= Task brief =
A verbatim copy is needed of the lines from the one containing "What Plotly code" down to the one containing "d_tx_sig = [True, True, True]", inclusive. Print it with no pictures.

= Supplied entries =
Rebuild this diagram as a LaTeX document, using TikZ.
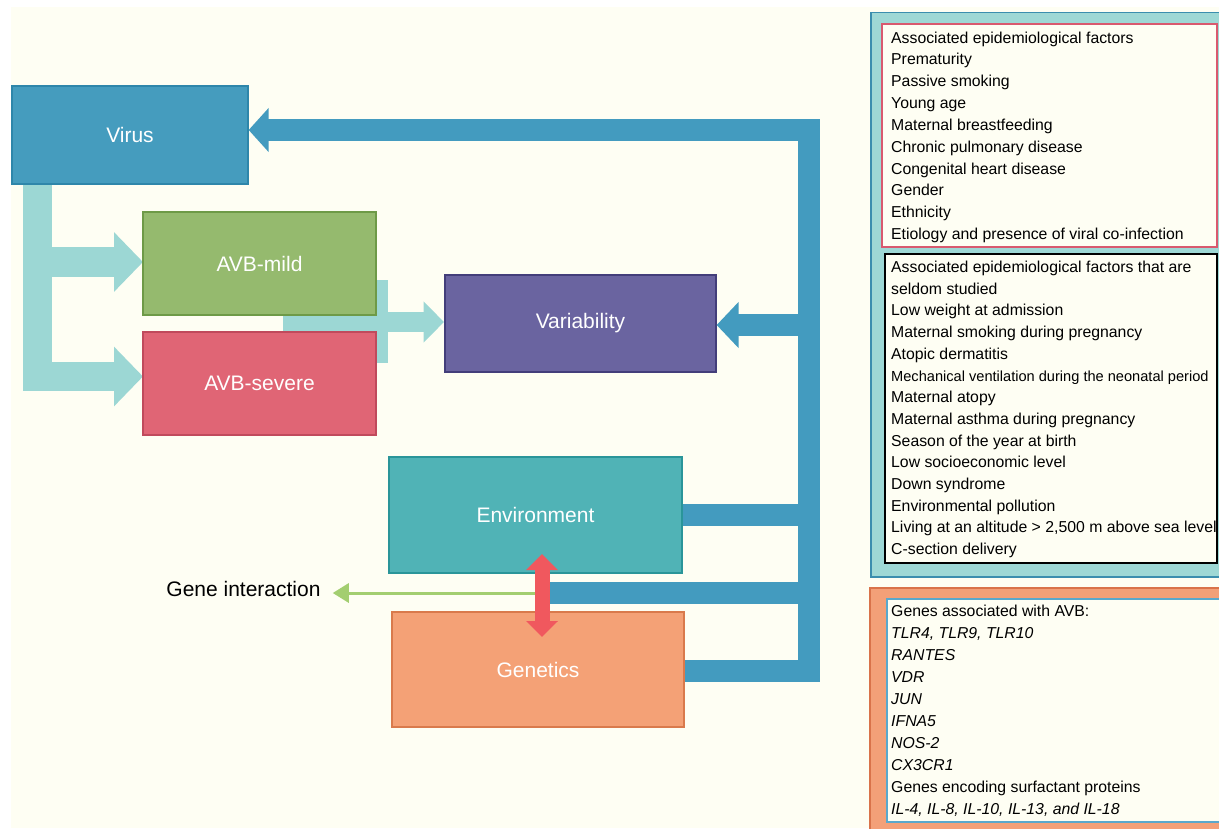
\documentclass[tikz,border=0pt]{standalone}
\usepackage{fontspec}
\setmainfont{Liberation Sans}
\usetikzlibrary{arrows.meta}
\definecolor{cream}{HTML}{FEFEF3}
\definecolor{virusfill}{HTML}{459CBE}
\definecolor{virusdraw}{HTML}{2E86AA}
\definecolor{busblue}{HTML}{439BBF}
\definecolor{mildfill}{HTML}{95BA6E}
\definecolor{milddraw}{HTML}{6E9A47}
\definecolor{sevfill}{HTML}{E06575}
\definecolor{sevdraw}{HTML}{C04A5C}
\definecolor{varfill}{HTML}{6A64A0}
\definecolor{vardraw}{HTML}{433E7A}
\definecolor{envfill}{HTML}{50B3B6}
\definecolor{envdraw}{HTML}{2A9599}
\definecolor{genfill}{HTML}{F4A176}
\definecolor{gendraw}{HTML}{D97A4C}
\definecolor{lteal}{HTML}{9CD7D4}
\definecolor{redarrow}{HTML}{F0585E}
\definecolor{greenarrow}{HTML}{A3CE70}
\definecolor{panelteal}{HTML}{9ED8D5}
\definecolor{paneltealdraw}{HTML}{3B8EAE}
\definecolor{pinkdraw}{HTML}{D9596E}
\definecolor{orangefill}{HTML}{F3A078}
\definecolor{orangedraw}{HTML}{D9734A}
\definecolor{genboxdraw}{HTML}{5AA8CC}
\begin{document}
\begin{tikzpicture}[x=1pt,y=-1pt,
  box/.style={draw, line width=1.3pt, inner sep=0pt, text=white,
    font=\fontsize{21}{25}\selectfont},
  bluebar/.style={draw=busblue, line width=22pt, line join=miter},
  tealbar/.style={draw=lteal, line width=29.5pt, line join=miter},
  listtext/.style={anchor=base west, inner sep=0pt, text=black,
    font=\fontsize{15.8}{19}\selectfont},
]
\useasboundingbox (0,0) rectangle (1219,828);
\clip (0,0) rectangle (1219,828);
\fill[white] (0,0) rectangle (1219,828);
\fill[cream] (11,7) rectangle (1219,828);

% ---- coordinates
\coordinate (tvb) at (37.5,184);
\coordinate (tcorner) at (37.5,376.5);
\coordinate (tmid) at (37.5,262);
\coordinate (mleft) at (283,322);
\coordinate (mtop) at (377,280);
\coordinate (mbot) at (377,363);
\coordinate (bustop) at (809,130);
\coordinate (busvar) at (809,325);
\coordinate (busenv) at (809,515);
\coordinate (busgi) at (809,593);
\coordinate (busbot) at (809,671);
\coordinate (gi) at (542,593);
\coordinate (rtop) at (542,554);
\coordinate (rbot) at (542,637);

% ---- light teal connectors (behind boxes)
\draw[tealbar,-{Triangle[width=58pt,length=29pt]}] (tvb) -- (tcorner) -- (tcorner -| 143,0);
\draw[tealbar,-{Triangle[width=58pt,length=29pt]}] (tmid) -- (tmid -| 143,0);
\draw[draw=lteal, line width=21pt] (mtop) -- (mbot);
\draw[draw=lteal, line width=20pt, -{Triangle[width=40pt,length=20.5pt]}] (mleft) -- (mleft -| 444,0);

% ---- boxes
\node[box, fill=virusfill, draw=virusdraw, minimum width=236pt, minimum height=98pt] (virus) at (130,135) {Virus};
\node[box, fill=mildfill, draw=milddraw, minimum width=233pt, minimum height=103pt] (mild) at (259.5,263.5) {AVB-mild};
\node[box, fill=sevfill, draw=sevdraw, minimum width=233pt, minimum height=103pt] (severe) at (259.5,383.5) {AVB-severe};
\node[box, fill=varfill, draw=vardraw, minimum width=271pt, minimum height=97pt] (var) at (580.5,323.5) {Variability};
\node[box, fill=envfill, draw=envdraw, minimum width=293pt, minimum height=116pt] (env) at (535.5,515) {Environment};
\node[box, fill=genfill, draw=gendraw, minimum width=292pt, minimum height=115pt] (gen) at (538,669.5) {Genetics};

% ---- blue feedback bus
\draw[bluebar,-{Triangle[width=43pt,length=20pt]}] (busbot -| gen.east) -- (busbot) -- (bustop) -- (bustop -| virus.east);
\draw[bluebar,-{Triangle[width=45pt,length=22pt]}] (busvar) -- (busvar -| var.east);
\draw[bluebar] (busenv -| env.east) -- (busenv);
\draw[bluebar] (gi) -- (busgi);

% ---- gene interaction
\node[inner sep=0pt, text=black, font=\fontsize{21}{25}\selectfont] (gitext) at (243.5,589) {Gene interaction};
\draw[draw=greenarrow, line width=3pt, shorten >=12pt, -{Triangle[width=19pt,length=16pt]}] (gi) -- (gi -| gitext.east);
\draw[draw=redarrow, line width=15pt, {Triangle[width=31pt,length=16pt]}-{Triangle[width=31pt,length=16pt]}] (rtop) -- (rbot);

% ---- right panel
\filldraw[fill=panelteal, draw=paneltealdraw, line width=1.5pt] (871,12.5) rectangle (1235,577);
\filldraw[fill=cream, draw=pinkdraw, line width=1.5pt] (882,24) rectangle (1217,247);
\filldraw[fill=cream, draw=black, line width=2pt] (885,254) rectangle (1217,563);
\filldraw[fill=orangefill, draw=orangedraw, line width=1.5pt] (870,588) rectangle (1235,840);
\filldraw[fill=cream, draw=genboxdraw, line width=1.5pt] (887,599) rectangle (1230,822);

\foreach \t [count=\i from 0] in {Associated epidemiological factors, Prematurity, Passive smoking, Young age, Maternal breastfeeding, Chronic pulmonary disease, Congenital heart disease, Gender, Ethnicity, Etiology and presence of viral co-infection}
  \node[listtext] (pa\i) at (891,{43+21.85*\i}) {\t};

\foreach \t [count=\i from 0] in {Associated epidemiological factors that are, seldom studied, Low weight at admission, Maternal smoking during pregnancy, Atopic dermatitis, {\fontsize{14.6}{17}\selectfont Mechanical ventilation during the neonatal period}, Maternal atopy, Maternal asthma during pregnancy, Season of the year at birth, Low socioeconomic level, Down syndrome, Environmental pollution, {Living at an altitude > 2,500 m above sea level}, C-section delivery}
  \node[listtext] (pb\i) at (891,{272.5+21.7*\i}) {\t};

\foreach \t [count=\i from 0] in {Genes associated with AVB:, {\itshape TLR4, TLR9, TLR10}, \itshape RANTES, \itshape VDR, \itshape JUN, \itshape IFNA5, \itshape NOS-2, \itshape CX3CR1, Genes encoding surfactant proteins, {\itshape IL-4, IL-8, IL-10, IL-13, and IL-18}}
  \node[listtext] (pc\i) at (891,{616.7+22.03*\i}) {\t};
\end{tikzpicture}
\end{document}
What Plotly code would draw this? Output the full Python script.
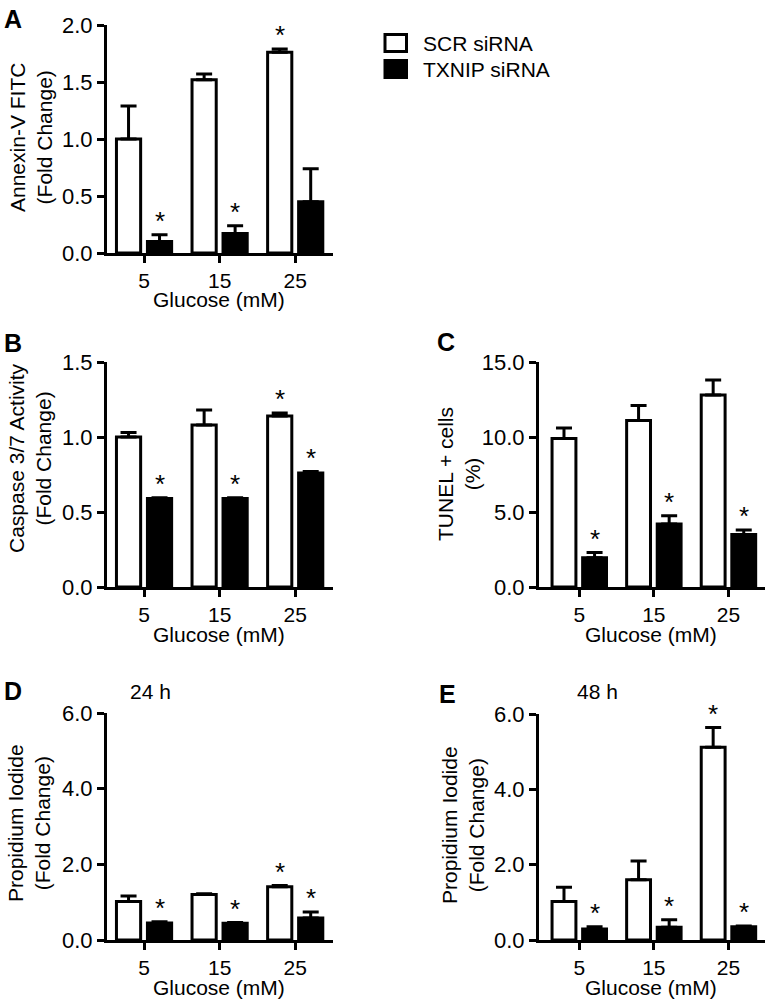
import plotly.graph_objects as go

W, H = 769, 1002
FONT = "Liberation Sans, Arial, sans-serif"

glucose = ["5", "15", "25"]
series_names = ["SCR siRNA", "TXNIP siRNA"]

# Panel A: Annexin-V FITC (Fold Change)
a_scr = [1.00, 1.52, 1.76]
a_scr_err = [0.29, 0.05, 0.03]
a_tx = [0.10, 0.17, 0.45]
a_tx_err = [0.06, 0.07, 0.29]
a_scr_sig = [False, False, True]
a_tx_sig = [True, True, False]

# Panel B: Caspase 3/7 Activity (Fold Change)
b_scr = [1.00, 1.08, 1.14]
b_scr_err = [0.03, 0.10, 0.02]
b_tx = [0.59, 0.59, 0.76]
b_tx_err = [0.005, 0.005, 0.01]
b_scr_sig = [False, False, True]
b_tx_sig = [True, True, True]

# Panel C: TUNEL + cells (%)
c_scr = [9.9, 11.1, 12.8]
c_scr_err = [0.7, 1.0, 1.0]
c_tx = [1.95, 4.2, 3.5]
c_tx_err = [0.35, 0.55, 0.3]
c_scr_sig = [False, False, False]
c_tx_sig = [True, True, True]

# Panel D: Propidium Iodide 24 h
d_scr = [1.02, 1.20, 1.41]
d_scr_err = [0.14, 0.02, 0.03]
d_tx = [0.45, 0.44, 0.58]
d_tx_err = [0.03, 0.02, 0.16]
d_scr_sig = [False, False, True]
d_tx_sig = [True, True, True]

# Panel E: Propidium Iodide 48 h
e_scr = [1.02, 1.60, 5.12]
e_scr_err = [0.38, 0.50, 0.52]
e_tx = [0.29, 0.34, 0.35]
e_tx_err = [0.06, 0.20, 0.02]
e_scr_sig = [False, False, True]
e_tx_sig = [True, True, True]

panel_letters = ["A", "B", "C", "D", "E"]
y_titles = ["Annexin-V FITC<br>(Fold Change)", "Caspase 3/7 Activity<br>(Fold Change)",
            "TUNEL + cells<br>(%)", "Propidium Iodide<br>(Fold Change)",
            "Propidium Iodide<br>(Fold Change)"]
y_ticks = [[0, 0.5, 1.0, 1.5, 2.0], [0, 0.5, 1.0, 1.5], [0, 5, 10, 15], [0, 2, 4, 6], [0, 2, 4, 6]]
subtitles = [None, None, None, "24 h", "48 h"]
x_title = "Glucose (mM)"

data = [
    (a_scr, a_scr_err, a_tx, a_tx_err, a_scr_sig, a_tx_sig),
    (b_scr, b_scr_err, b_tx, b_tx_err, b_scr_sig, b_tx_sig),
    (c_scr, c_scr_err, c_tx, c_tx_err, c_scr_sig, c_tx_sig),
    (d_scr, d_scr_err, d_tx, d_tx_err, d_scr_sig, d_tx_sig),
    (e_scr, e_scr_err, e_tx, e_tx_err, e_scr_sig, e_tx_sig),
]


def px(x):
    return x / W


def py(y):
    return 1 - y / H


# layout geometry in pixels: (x0, x1, ytop, ybottom)
boxes = [
    (107, 333, 25, 253),
    (107, 333, 362, 587),
    (539, 765, 362, 587),
    (107, 333, 713, 940),
    (539, 765, 714, 940),
]
xranges = [[-0.49, 2.50], [-0.49, 2.50], [-0.54, 2.49], [-0.49, 2.50], [-0.54, 2.49]]
ytitle_pos = [(31, 138), (30, 458), (459, 474), (29, 823), (463, 825)]
letter_pos = [(2, 19), (2, 343), (435, 342), (2, 691), (437, 694)]
subtitle_pos = [None, None, None, (128, 691), (575, 691)]

OFF_W, OFF_B, BW = -0.365, 0.045, 0.32

fig = go.Figure()
annotations = []
x_idx = list(range(len(glucose)))

for k, (scr, scr_e, tx, tx_e, scr_sig, tx_sig) in enumerate(data):
    ax = "" if k == 0 else str(k + 1)
    for name, vals, errs, fill, off, sig in [
        (series_names[0], scr, scr_e, "white", OFF_W, scr_sig),
        (series_names[1], tx, tx_e, "black", OFF_B, tx_sig),
    ]:
        fig.add_trace(go.Bar(
            x=x_idx, y=vals, name=name, showlegend=False,
            offset=off, width=BW,
            marker=dict(color=fill, line=dict(color="black", width=3)),
            error_y=dict(type="data", symmetric=False, array=errs,
                         arrayminus=[0] * len(errs), color="black",
                         thickness=3, width=8),
            xaxis="x" + ax, yaxis="y" + ax,
        ))
        for i, s in enumerate(sig):
            if s:
                annotations.append(dict(
                    x=i + off + BW / 2, y=vals[i] + errs[i],
                    xref="x" + ax, yref="y" + ax, text="*", showarrow=False,
                    yanchor="bottom", xanchor="center", yshift=-3,
                    font=dict(family=FONT, size=26, color="black")))

    x0, x1, yt, yb = boxes[k]
    fig.layout["xaxis" + ax] = dict(
        domain=[px(x0), px(x1)], range=xranges[k], anchor="y" + ax,
        tickmode="array", tickvals=x_idx, ticktext=glucose,
        ticks="outside", ticklen=7, tickwidth=3, tickcolor="black",
        showline=True, linewidth=3, linecolor="black",
        showgrid=False, zeroline=False, fixedrange=True,
        tickfont=dict(family=FONT, size=21, color="black"),
    )
    fig.layout["yaxis" + ax] = dict(
        domain=[py(yb), py(yt)], range=[0, y_ticks[k][-1]], anchor="x" + ax,
        tickmode="array", tickvals=y_ticks[k], tickformat=".1f",
        ticks="outside", ticklen=7, tickwidth=3, tickcolor="black",
        showline=True, linewidth=3, linecolor="black",
        showgrid=False, zeroline=False, fixedrange=True,
        tickfont=dict(family=FONT, size=22, color="black"),
    )
    # axis titles
    annotations.append(dict(
        x=px((x0 + x1) / 2 - 1), y=py(yb + 47), xref="paper", yref="paper",
        text=x_title, showarrow=False, xanchor="center", yanchor="middle",
        font=dict(family=FONT, size=21, color="black")))
    tx_, ty_ = ytitle_pos[k]
    annotations.append(dict(
        x=px(tx_), y=py(ty_), xref="paper", yref="paper", text=y_titles[k],
        showarrow=False, textangle=-90, xanchor="center", yanchor="middle",
        font=dict(family=FONT, size=21, color="black")))
    lx, ly = letter_pos[k]
    annotations.append(dict(
        x=px(lx), y=py(ly), xref="paper", yref="paper",
        text="<b>" + panel_letters[k] + "</b>", showarrow=False,
        xanchor="left", yanchor="middle",
        font=dict(family=FONT, size=25, color="black")))
    if subtitles[k]:
        sx, sy = subtitle_pos[k]
        annotations.append(dict(
            x=px(sx), y=py(sy), xref="paper", yref="paper", text=subtitles[k],
            showarrow=False, xanchor="left", yanchor="middle",
            font=dict(family=FONT, size=21, color="black")))

# legend (drawn as boxes + labels)
shapes = []
legend_rows = [(43, "white"), (69, "black")]
for (cy, fill), name in zip(legend_rows, series_names):
    shapes.append(dict(type="rect", xref="paper", yref="paper",
                       x0=px(385), x1=px(406.5), y0=py(cy + 8.5), y1=py(cy - 8.5),
                       fillcolor=fill, line=dict(color="black", width=3)))
    annotations.append(dict(
        x=px(421), y=py(cy), xref="paper", yref="paper", text=name,
        showarrow=False, xanchor="left", yanchor="middle",
        font=dict(family=FONT, size=21, color="black")))

fig.update_layout(
    width=W, height=H,
    margin=dict(l=0, r=0, t=0, b=0, pad=0, autoexpand=False),
    paper_bgcolor="white", plot_bgcolor="white",
    barmode="overlay", showlegend=False, hovermode=False,
    annotations=annotations, shapes=shapes,
    font=dict(family=FONT, color="black"),
)

fig.write_html(
    "out.html",
    config={"displayModeBar": False},
    post_script="document.documentElement.style.margin='0';"
                "document.body.style.margin='0';"
                "document.body.style.overflow='hidden';",
)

= Solution for this task =
What Plotly code would draw this? Output the full Python script.
import plotly.graph_objects as go

W, H = 769, 1002
FONT = "Liberation Sans, Arial, sans-serif"

glucose = ["5", "15", "25"]
series_names = ["SCR siRNA", "TXNIP siRNA"]

# Panel A: Annexin-V FITC (Fold Change)
a_scr = [1.00, 1.52, 1.76]
a_scr_err = [0.29, 0.05, 0.03]
a_tx = [0.10, 0.17, 0.45]
a_tx_err = [0.06, 0.07, 0.29]
a_scr_sig = [False, False, True]
a_tx_sig = [True, True, False]

# Panel B: Caspase 3/7 Activity (Fold Change)
b_scr = [1.00, 1.08, 1.14]
b_scr_err = [0.03, 0.10, 0.02]
b_tx = [0.59, 0.59, 0.76]
b_tx_err = [0.005, 0.005, 0.01]
b_scr_sig = [False, False, True]
b_tx_sig = [True, True, True]

# Panel C: TUNEL + cells (%)
c_scr = [9.9, 11.1, 12.8]
c_scr_err = [0.7, 1.0, 1.0]
c_tx = [1.95, 4.2, 3.5]
c_tx_err = [0.35, 0.55, 0.3]
c_scr_sig = [False, False, False]
c_tx_sig = [True, True, True]

# Panel D: Propidium Iodide 24 h
d_scr = [1.02, 1.20, 1.41]
d_scr_err = [0.14, 0.02, 0.03]
d_tx = [0.45, 0.44, 0.58]
d_tx_err = [0.03, 0.02, 0.16]
d_scr_sig = [False, False, True]
d_tx_sig = [True, True, True]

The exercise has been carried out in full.